Given a list of tasks that are io and cpu bound. When waiting for them using asyncio.wait
with a timeout, the timout is triggered very late. Is it possible to prioritize the pending timeout?
This example defines workers that simulate 1 second cpu and 1 second io bound operations.
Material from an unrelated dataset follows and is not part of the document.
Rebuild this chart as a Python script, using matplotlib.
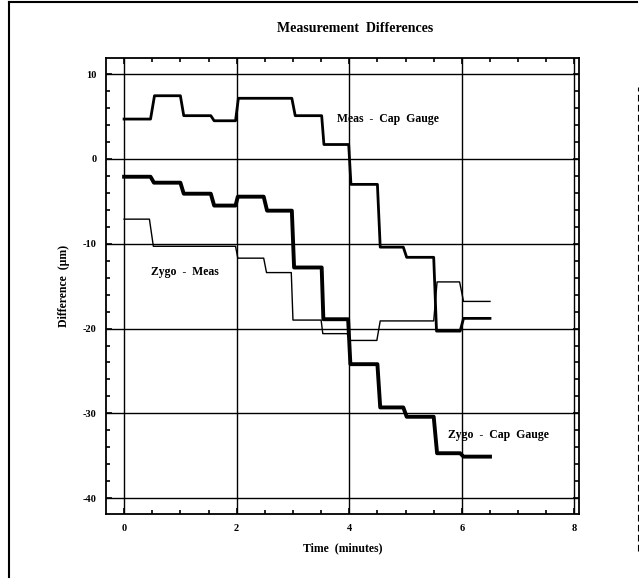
#--------------------
# Measurement Differences (scanned chart redraw)
#--------------------

import matplotlib
matplotlib.use("Agg")
import matplotlib.pyplot as plt
from matplotlib.ticker import MultipleLocator
from matplotlib.lines import Line2D

plt.rcParams["axes.unicode_minus"] = False

# ---------------------------
# Data (time in minutes, difference in um)
# ---------------------------
meas_cap_t = [0, 0.47, 0.54, 1.0, 1.06, 1.54, 1.6, 1.98, 2.03, 2.98, 3.04, 3.51, 3.55,
              3.99, 4.03, 4.5, 4.55, 4.96, 5.02, 5.5, 5.55, 5.97, 6.03, 6.5]
meas_cap_v = [4.7, 4.7, 7.45, 7.45, 5.1, 5.1, 4.5, 4.5, 7.15, 7.15, 5.1, 5.1, 1.7,
              1.7, -3.0, -3.0, -10.4, -10.4, -11.6, -11.6, -20.3, -20.3, -18.8, -18.8]

zygo_meas_t = [0, 0.45, 0.52, 1.98, 2.02, 2.48, 2.53, 2.97, 3.0, 3.5, 3.53, 3.96, 4.02,
               4.49, 4.55, 5.5, 5.56, 5.96, 6.03, 6.5]
zygo_meas_v = [-7.1, -7.1, -10.3, -10.3, -11.7, -11.7, -13.4, -13.4, -19.0, -19.0, -20.6,
               -20.6, -21.4, -21.4, -19.1, -19.1, -14.5, -14.5, -16.8, -16.8]

zygo_cap_t = [0, 0.47, 0.53, 1.0, 1.06, 1.54, 1.6, 1.98, 2.02, 2.48, 2.54, 2.98, 3.02,
              3.51, 3.54, 3.98, 4.02, 4.5, 4.55, 4.96, 5.02, 5.5, 5.56, 5.97, 6.03, 6.5]
zygo_cap_v = [-2.1, -2.1, -2.8, -2.8, -4.1, -4.1, -5.5, -5.5, -4.45, -4.45, -6.1, -6.1,
              -12.8, -12.8, -18.9, -18.9, -24.2, -24.2, -29.3, -29.3, -30.4, -30.4,
              -34.7, -34.7, -35.1, -35.1]

x_ticks = [0, 2, 4, 6, 8]
y_ticks = [10, 0, -10, -20, -30, -40]

FONT = "Liberation Serif"

fig = plt.figure(figsize=(6.39, 5.8), dpi=100)
ax = fig.add_axes([0.166, 0.114, 0.740, 0.786])

# grid at major ticks
for xv in x_ticks:
    ax.axvline(xv, color="black", lw=1.0, zorder=1)
for yv in y_ticks:
    ax.axhline(yv, color="black", lw=1.0, zorder=1)

ax.plot(meas_cap_t, meas_cap_v, color="black", lw=2.0, zorder=3)
ax.plot(zygo_meas_t, zygo_meas_v, color="black", lw=1.0, zorder=3)
ax.plot(zygo_cap_t, zygo_cap_v, color="black", lw=2.8, zorder=3)

ax.set_xlim(-0.32, 8.08)
ax.set_ylim(-41.85, 11.9)
ax.set_xticks(x_ticks)
ax.set_yticks(y_ticks)
ax.xaxis.set_minor_locator(MultipleLocator(0.5))
ax.yaxis.set_minor_locator(MultipleLocator(2))
ax.tick_params(which="both", direction="in", top=True, right=True, width=1.2)
ax.tick_params(which="major", length=4, labelsize=7.5, pad=7)
ax.tick_params(which="minor", length=3)
for lab in ax.get_xticklabels() + ax.get_yticklabels():
    lab.set_fontfamily(FONT)
    lab.set_fontweight("bold")
for sp in ax.spines.values():
    sp.set_linewidth(1.3)

ax.set_xlabel("Time  (minutes)", fontfamily=FONT, fontweight="bold", fontsize=8.5, labelpad=7)
ax.set_ylabel("Difference  (μm)", fontfamily=FONT, fontweight="bold", fontsize=8.5, labelpad=9)
fig.text(0.556, 0.951, "Measurement  Differences", ha="center", va="center",
         fontfamily=FONT, fontweight="bold", fontsize=10)

# curve labels
ax.text(3.78, 4.75, "Meas  -  Cap  Gauge", fontfamily=FONT, fontweight="bold", fontsize=8.5, va="center")
ax.text(0.47, -13.3, "Zygo  -  Meas", fontfamily=FONT, fontweight="bold", fontsize=8.5, va="center")
ax.text(5.75, -32.5, "Zygo  -  Cap  Gauge", fontfamily=FONT, fontweight="bold", fontsize=8.5, va="center")

# scanned page border
W, H = 639, 580
fig.add_artist(Line2D([9 / W, 9 / W], [3 / H, 1 - 2 / H], color="black", lw=1.5))
fig.add_artist(Line2D([9 / W, 1 - 2 / W], [1 - 2 / H, 1 - 2 / H], color="black", lw=1.5))
fig.add_artist(Line2D([1 - 1.5 / W, 1 - 1.5 / W], [0.05, 0.85], color="black", lw=0.8, ls=(0, (6, 3))))

fig.savefig("out.png", dpi=100)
It runs some of them in parallel and waits for 10 seconds.
async def worker():
for _ in range(200):
# approx one second of cpu bound operations
for _ in range(10000000):
random.random()
# one second of io bound operations
await asyncio.sleep(1)
async def main(num_tasks):
tasks = []
for _ in range(num_tasks):
tasks.append(asyncio.create_task(worker()))
time_start = time.monotonic()
done, pending = await asyncio.wait(tasks, timeout=10)
print(f'with {num_tasks} tasks waited for {time.monotonic() - time_start:.3}s')
for task in pending:
task.cancel()
for num_tasks in range(1, 11):
asyncio.run(main(num_tasks))
With an increasing number of tasks, the timeout is getting less and less accurate.
with 1 tasks waited for 10.0s
with 2 tasks waited for 10.9s
with 3 tasks waited for 11.5s
with 4 tasks waited for 12.0s
with 5 tasks waited for 13.2s
with 6 tasks waited for 14.2s
with 7 tasks waited for 15.6s
with 8 tasks waited for 16.8s
with 9 tasks waited for 17.9s
with 10 tasks waited for 18.6s
It seems to me that the main coroutine, whose timeout should be triggered, is not scheduled immediately when one of the workers suspends itself by asyncio.sleep
. Multiple workers are scheduled before the pending timeout is processed. The underlying callback scheduled with loop.call_later
seems to be treated like any other task.
Is it possible to tell the event loop to prioritize the main task or any pending callback?